+++ Supplied material
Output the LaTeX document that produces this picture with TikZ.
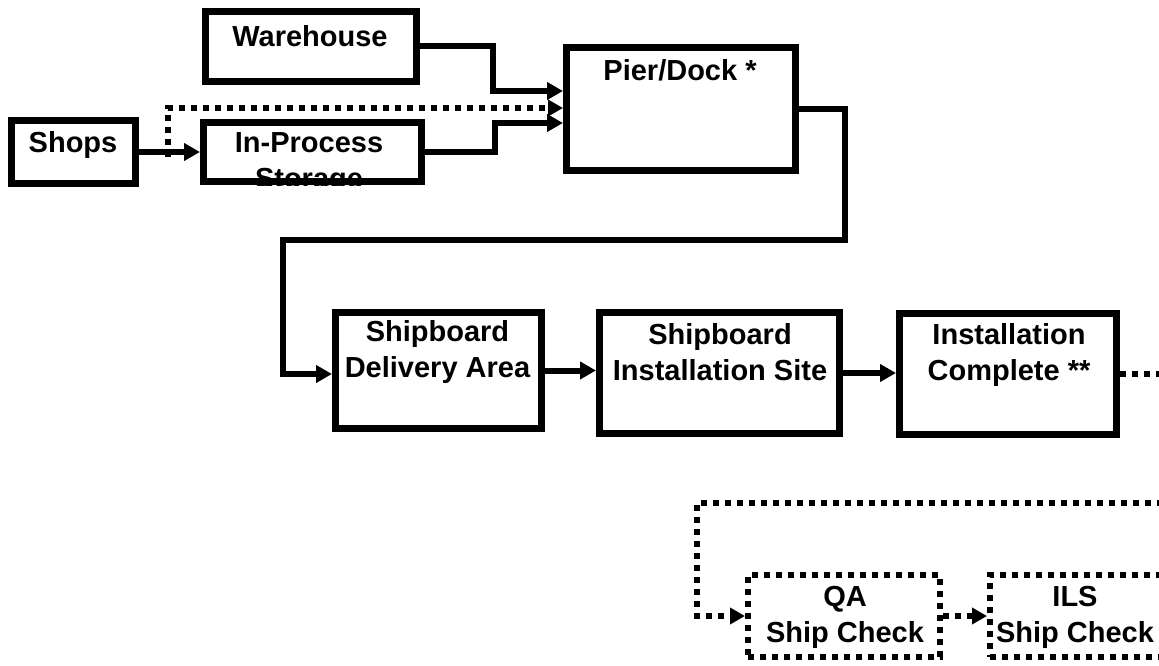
\documentclass[tikz,border=0pt]{standalone}
\usepackage{fontspec}
\setmainfont{Liberation Sans}
\usetikzlibrary{arrows.meta}
\begin{document}
\begin{tikzpicture}[x=1pt,y=-1pt,
    box/.style={draw, line width=7pt, inner sep=0pt},
    dbox/.style={draw, line width=6pt, dash pattern=on 6pt off 6pt, inner sep=0pt},
    lbl/.style={anchor=north, inner sep=0pt, align=center, font=\fontsize{29}{36}\selectfont\bfseries},
    flow/.style={line width=6pt, -{Triangle[length=16pt,width=17pt]}},
    dflow/.style={line width=6pt, dash pattern=on 6pt off 6pt, -{Triangle[length=15pt,width=16pt]}}]
    \useasboundingbox (0,0) rectangle (1159,666);
    \clip (0,0) rectangle (1159,666);
    \node[box, minimum width=124pt, minimum height=63pt] (shops) at (73.5,152) {};
    \node[box, minimum width=211pt, minimum height=70pt] (ware) at (311,46.5) {};
    \node[box, minimum width=218pt, minimum height=59pt] (inproc) at (312.5,152) {};
    \node[box, minimum width=229pt, minimum height=123pt] (pier) at (681,109) {};
    \node[box, minimum width=206pt, minimum height=116pt] (deliv) at (438.5,370.5) {};
    \node[box, minimum width=240pt, minimum height=121pt] (site) at (719.5,373) {};
    \node[box, minimum width=217pt, minimum height=121pt] (comp) at (1008,374) {};
    \node[dbox, minimum width=192pt, minimum height=82pt] (qa) at (844,616) {};
    \node[dbox, minimum width=177pt, minimum height=82pt] (ils) at (1078.5,616) {};
    \node[lbl] (shopsT) at (73,131) {Shops};
    \node[lbl] (wareT) at (310,25) {Warehouse};
    \begin{scope}
    \clip (inproc.north west) rectangle (inproc.south east);
    \node[lbl] (inprocT) at (309,132) {In-Process\\Storage};
    \end{scope}
    \node[lbl] (pierT) at (680,59) {Pier/Dock *};
    \node[lbl] (delivT) at (437.5,320) {Shipboard\\Delivery Area};
    \node[lbl] (siteT) at (720,323) {Shipboard\\Installation Site};
    \node[lbl] (compT) at (1009,323) {Installation\\Complete **};
    \node[lbl] (qaT) at (845,586) {QA\\Ship Check};
    \node[lbl] (ilsT) at (1075,586) {ILS\\Ship Check};
    \coordinate (wj) at (493,91);
    \coordinate (ij) at (495,123);
    \coordinate (sd) at (168,157);
    \coordinate (dj) at (168,108);
    \coordinate (pr) at (845,240);
    \coordinate (pl) at (283,374);
    \coordinate (cr) at (1185,503);
    \coordinate (ql) at (697,503);
    \draw[flow] (shops) -- (inproc);
    \draw[flow] (ware.east) -| (wj) -- (wj -| pier.west);
    \draw[flow] (inproc.east) -| (ij) -- (ij -| pier.west);
    \draw[dflow] (sd) -- (dj) -- (dj -| pier.west);
    \draw[flow] (pier.east) -| (pr) -| (pl) -- (pl -| deliv.west);
    \draw[flow] (deliv.east) -- (deliv.east -| site.west);
    \draw[flow] (site.east) -- (site.east -| comp.west);
    \draw[dflow] (comp.east) -| (cr) -- (ql) |- (qa.west);
    \draw[dflow] (qa.east) -- (qa.east -| ils.west);
\end{tikzpicture}
\end{document}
++++++
→ Task statement
All of the material above needs to be restated exactly, with no pictures.

→ Solution to this problem
Output the LaTeX document that produces this picture with TikZ.
\documentclass[tikz,border=0pt]{standalone}
\usepackage{fontspec}
\setmainfont{Liberation Sans}
\usetikzlibrary{arrows.meta}
\begin{document}
\begin{tikzpicture}[x=1pt,y=-1pt,
    box/.style={draw, line width=7pt, inner sep=0pt},
    dbox/.style={draw, line width=6pt, dash pattern=on 6pt off 6pt, inner sep=0pt},
    lbl/.style={anchor=north, inner sep=0pt, align=center, font=\fontsize{29}{36}\selectfont\bfseries},
    flow/.style={line width=6pt, -{Triangle[length=16pt,width=17pt]}},
    dflow/.style={line width=6pt, dash pattern=on 6pt off 6pt, -{Triangle[length=15pt,width=16pt]}}]
    \useasboundingbox (0,0) rectangle (1159,666);
    \clip (0,0) rectangle (1159,666);
    \node[box, minimum width=124pt, minimum height=63pt] (shops) at (73.5,152) {};
    \node[box, minimum width=211pt, minimum height=70pt] (ware) at (311,46.5) {};
    \node[box, minimum width=218pt, minimum height=59pt] (inproc) at (312.5,152) {};
    \node[box, minimum width=229pt, minimum height=123pt] (pier) at (681,109) {};
    \node[box, minimum width=206pt, minimum height=116pt] (deliv) at (438.5,370.5) {};
    \node[box, minimum width=240pt, minimum height=121pt] (site) at (719.5,373) {};
    \node[box, minimum width=217pt, minimum height=121pt] (comp) at (1008,374) {};
    \node[dbox, minimum width=192pt, minimum height=82pt] (qa) at (844,616) {};
    \node[dbox, minimum width=177pt, minimum height=82pt] (ils) at (1078.5,616) {};
    \node[lbl] (shopsT) at (73,131) {Shops};
    \node[lbl] (wareT) at (310,25) {Warehouse};
    \begin{scope}
    \clip (inproc.north west) rectangle (inproc.south east);
    \node[lbl] (inprocT) at (309,132) {In-Process\\Storage};
    \end{scope}
    \node[lbl] (pierT) at (680,59) {Pier/Dock *};
    \node[lbl] (delivT) at (437.5,320) {Shipboard\\Delivery Area};
    \node[lbl] (siteT) at (720,323) {Shipboard\\Installation Site};
    \node[lbl] (compT) at (1009,323) {Installation\\Complete **};
    \node[lbl] (qaT) at (845,586) {QA\\Ship Check};
    \node[lbl] (ilsT) at (1075,586) {ILS\\Ship Check};
    \coordinate (wj) at (493,91);
    \coordinate (ij) at (495,123);
    \coordinate (sd) at (168,157);
    \coordinate (dj) at (168,108);
    \coordinate (pr) at (845,240);
    \coordinate (pl) at (283,374);
    \coordinate (cr) at (1185,503);
    \coordinate (ql) at (697,503);
    \draw[flow] (shops) -- (inproc);
    \draw[flow] (ware.east) -| (wj) -- (wj -| pier.west);
    \draw[flow] (inproc.east) -| (ij) -- (ij -| pier.west);
    \draw[dflow] (sd) -- (dj) -- (dj -| pier.west);
    \draw[flow] (pier.east) -| (pr) -| (pl) -- (pl -| deliv.west);
    \draw[flow] (deliv.east) -- (deliv.east -| site.west);
    \draw[flow] (site.east) -- (site.east -| comp.west);
    \draw[dflow] (comp.east) -| (cr) -- (ql) |- (qa.west);
    \draw[dflow] (qa.east) -- (qa.east -| ils.west);
\end{tikzpicture}
\end{document}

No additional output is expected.